Nous nous levons assez tard. Le ciel est couvert et il commence à pleuvoir dès le matin.

Vu que la tempête – nommée Rea – est annoncée à partir de 17h, nous réfléchissons donc à aller à terre avant cet épisode qui s’annonce houleux.

Aurélia prépare le petit dèj, les enfants jouent. Des nuages noirs se forment au loin, on distingue encore le mega yacht ancré à l’entrée de la baie.

Un peu avant 11h, le ciel à l’entrée de la baie devient vraiment menaçant, un mur invisible à l’air de se rapprocher à toute vitesse.

Je le fais remarquer aux enfants afin d’observer cela, on ne distingue déjà plus le yacht, c’est bizarre.

Un voilier quitte à ce moment le mouillage, direction le large. Je ne sais pas si c’est une bonne idée, vu la situation générale.

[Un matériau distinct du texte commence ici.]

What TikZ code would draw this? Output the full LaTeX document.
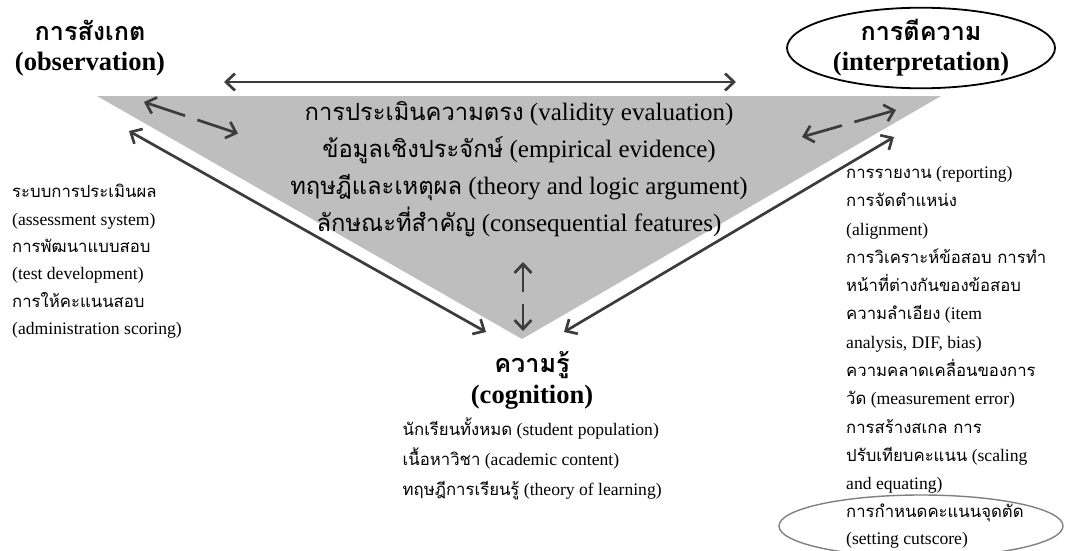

En un éclair, un vent terrible accompagné de pluie se lève, le taud (petit toit en toile au-dessus du poste de barre) se met à vibrer, je décide d’aller le descendre (ce que je prévoyais de faire durant la journée, vu que ça ne devait arriver qu’à 17h).

Mais le vent devient encore plus fort et je n’arrive pas à défaire les attaches. Je crie à gorge déployée pour avoir de l’aide d’Aurélia mais elle ne m’entend pas, le vacarme du vent couvrant mes cris.

Les secondes semblent des minutes jusqu’à ce qu’elle vienne, enfin.

Je tiens tant bien que mal le taud pour qu’il ne se déchire pas plus et surtout qu’il ne s’envole pas, pendant qu’Aurélia, pas plus habillée que moi, défait les attaches.

La pluie s’est transformée en grêle, qui, poussée par le vent, vient nous percuter comme des salves de gravier. En short / t-shirt, ça ne fait pas du bien.

Après un instant, nous arrivons à le descendre et à l’attacher comme on peut. Les sangles volent au vent et me fouettent les cuisses jusqu’à ce que je puisse les bloquer. Je peux lire l’effroi sur le visage de mon épouse, choquée par la violence des éléments venus si soudainement.

Nous redescendons vite fait à l’abris mais le temps se déchaine encore plus.

Je monte à la barre pour allumer les moteurs et mettre les gaz pour contrer le vent et surtout tenter de soulager la tension sur notre ancre.

Il pleut des cordes, je suis en t-shirt, short, trempé jusqu’aux os, me faisant fouetté par cette pluie et ce vent infernal. Il pleut tellement que je ne vois rien !

A l’entrée de la baie, un bateau arrivé peu avant le coup de vent, n’avait pas eu le temps de rentrer ses voiles. Celles-ci se sont déchirées et flottent en haut de son mat tel un drapeau.

La VHF bipe et des messages de détresse apparaissent.

Des énormes vagues commencent à arriver, c’est apocalyptique.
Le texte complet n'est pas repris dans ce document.